Bard’s transition to the rotation last spring was a very polarizing topic, and the experiment obviously failed miserably. A year later, expectations are tempered and Bard is somewhat of an afterthought. The reason is not only because of Bard’s 2012 woes, but it’s also because the Red Sox will enter 2013 with a reshaped bullpen that could actually become one of the team’s biggest strengths. All of this sets up a perfect spring environment for Bard, who is looking to revive his career after a tumultuous campaign.
Joel Hanrahan and Koji Uehara were acquired this offseason to help bolster the back end of Boston’s ‘pen. Each has had plenty of success at the big league level, and could really help shorten games, something that will be even more important if the rotation struggles like it did last season. Throw in a healthy Andrew Bailey, and there are plenty of reasons for Sox fans to be excited about the team’s relief outlook. When push comes to shove, though, it’s Bard who could bring the unit to new heights, as a return to form would truly make the Red Sox’ bullpen one of the American League’s best.
Manager John Farrell‘s use of Bard this season will interesting to monitor. Long gone are the days when Bard was considered Boston’s closer in waiting, but there’s no reason he can’t regain some of what made him one of the team’s most reliable relievers for a three-year stretch. Last season’s whole rotation debacle obviously messed with Bard’s development a bit, but the 27-year-old entered this spring training knowing that he would be placed in the bullpen. The big righty no longer has to worry about the constant barrage of questions regarding his role on the team, and he can instead focus solely on honing his mechanics and getting back to what made him such a successful pitcher from 2009 to 2011.

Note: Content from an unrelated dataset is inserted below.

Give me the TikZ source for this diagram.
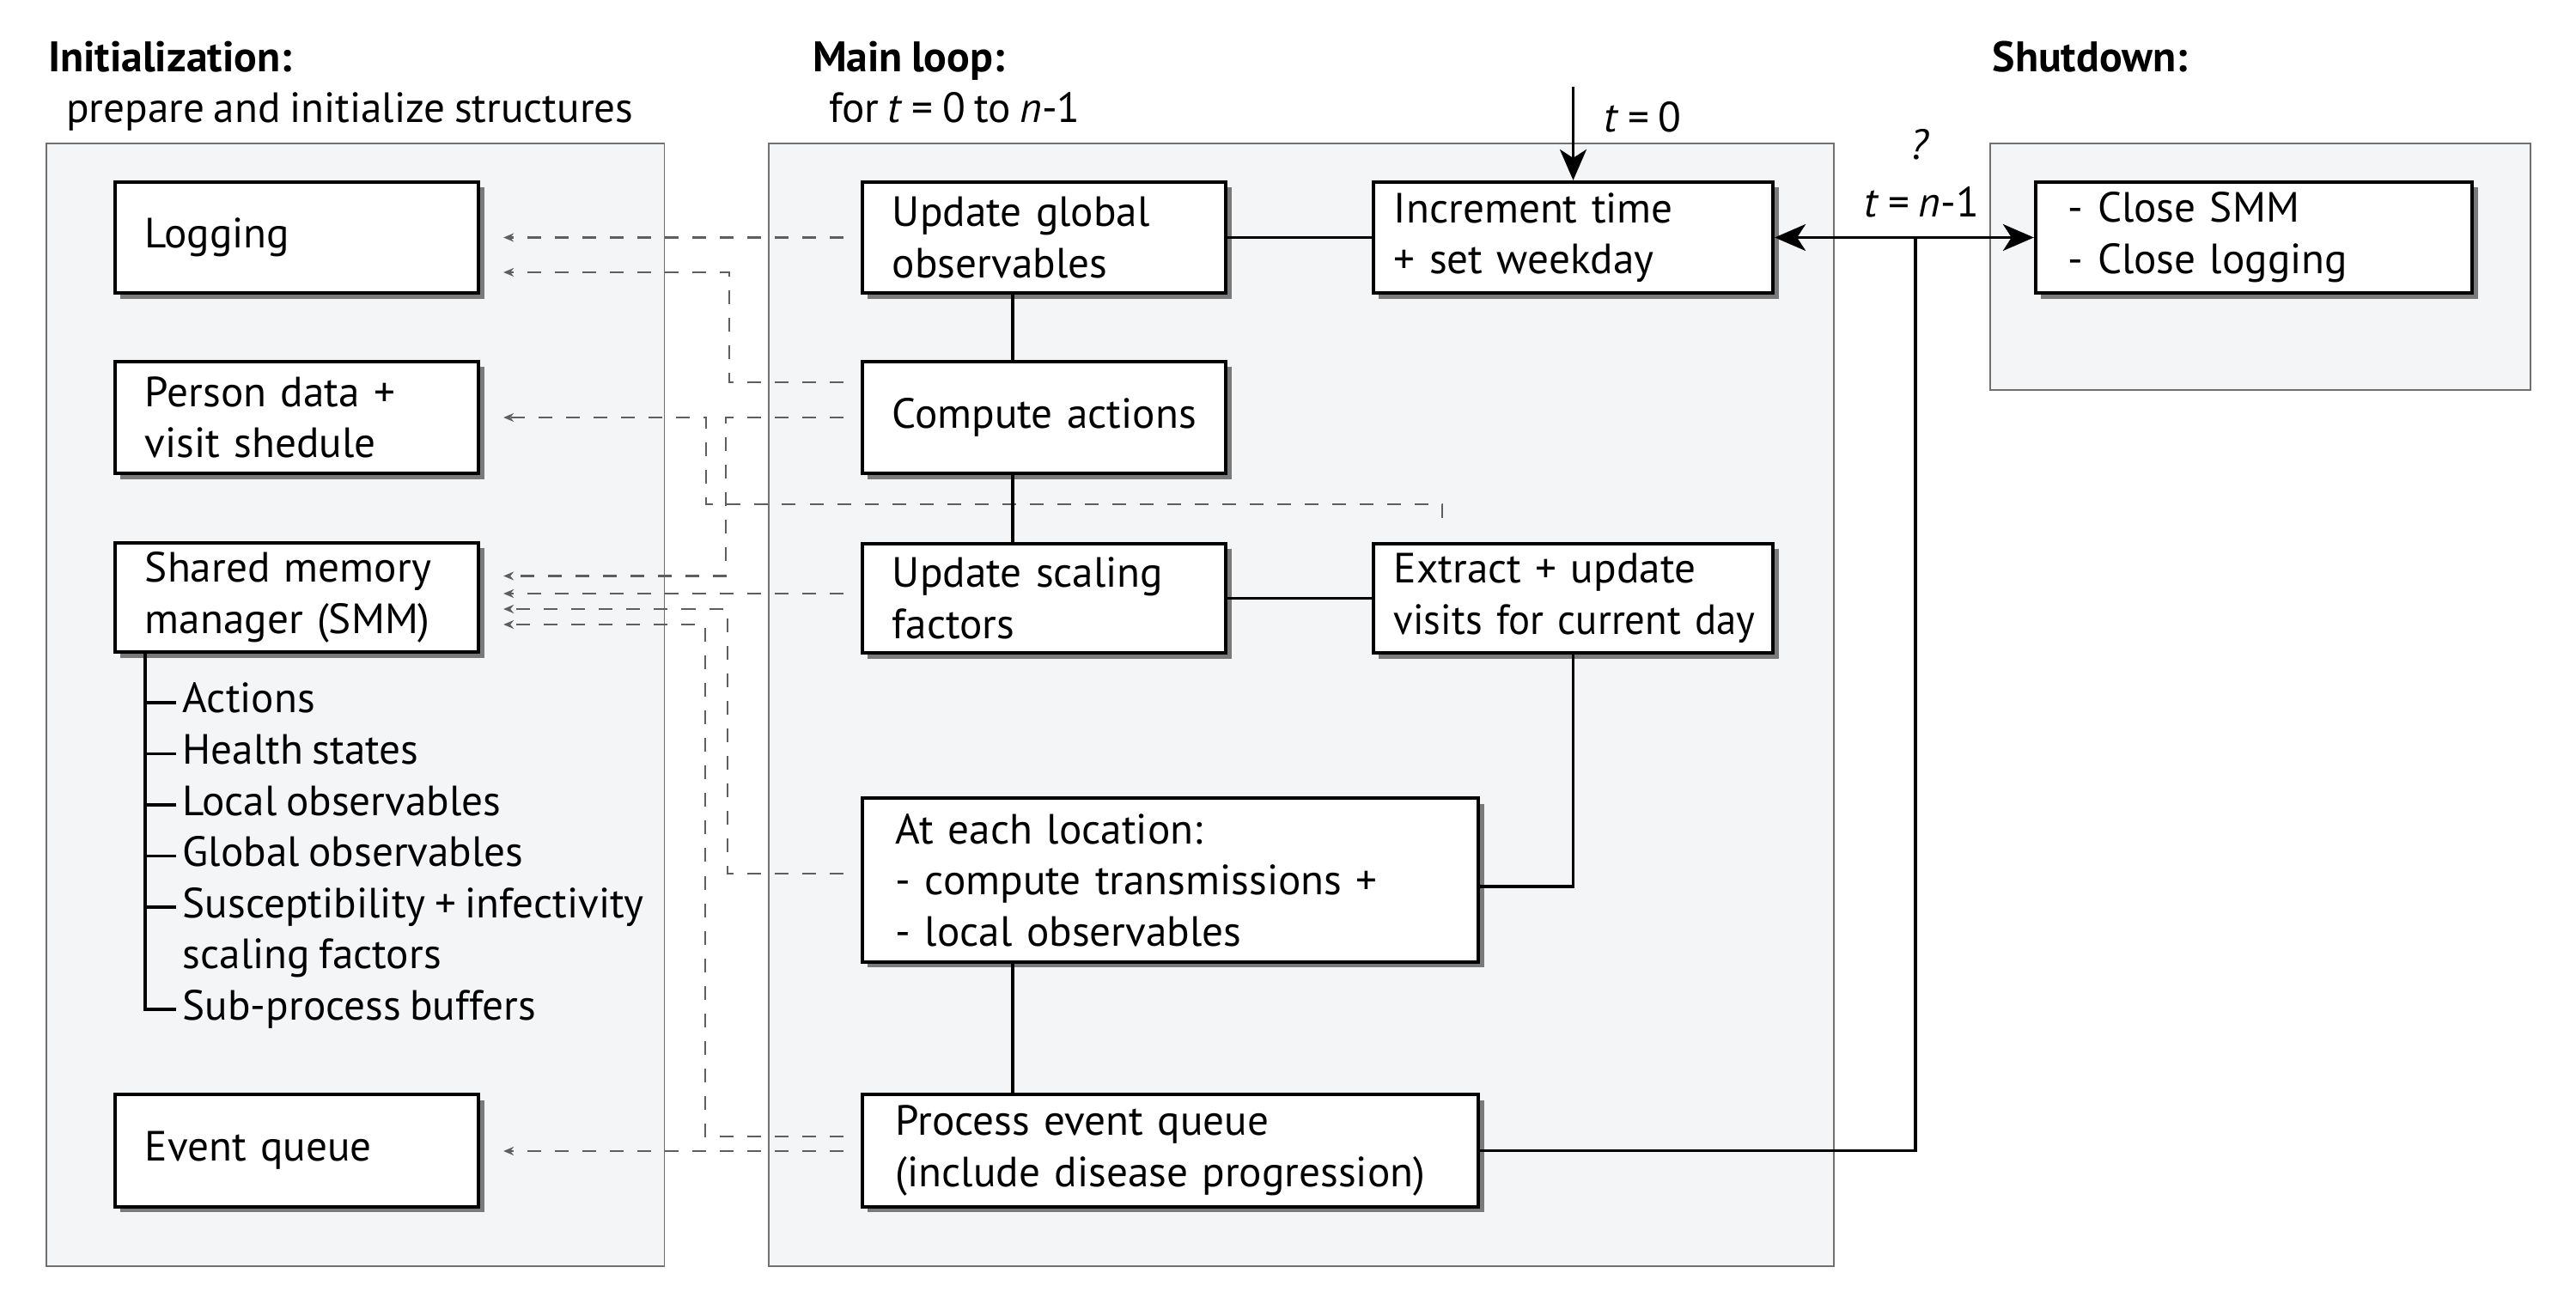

Hanrahan is slated to be the Red Sox’ closer this season, with Bailey and Uehara presumably manning a majority of the seventh- and eighth-inning duties. Bard likely fits in as a third option for those crucial innings leading up to the ninth, but he’ll be taking on such a role with far less pressure than in years past. Even before last year’s mess, Bard was used to entering each season with an immense amount of pressure, as he was the guy tasked with pitching the eighth in an effort to get to Jonathan Papelbon in the ninth. This season, with plenty of options available for manager John Farrell, there is far less fanfare surrounding Bard, which could ultimately mean a very productive working environment for a guy who clearly lost his way last season.
Bard threw live batting practice for the first time on Saturday, and all indications are that it went well. Perhaps a few more solid sessions can help fully restore the control he clearly lost last season. If so, life could become even more difficult for opposing teams whenever Farrell turns to the bullpen in 2013.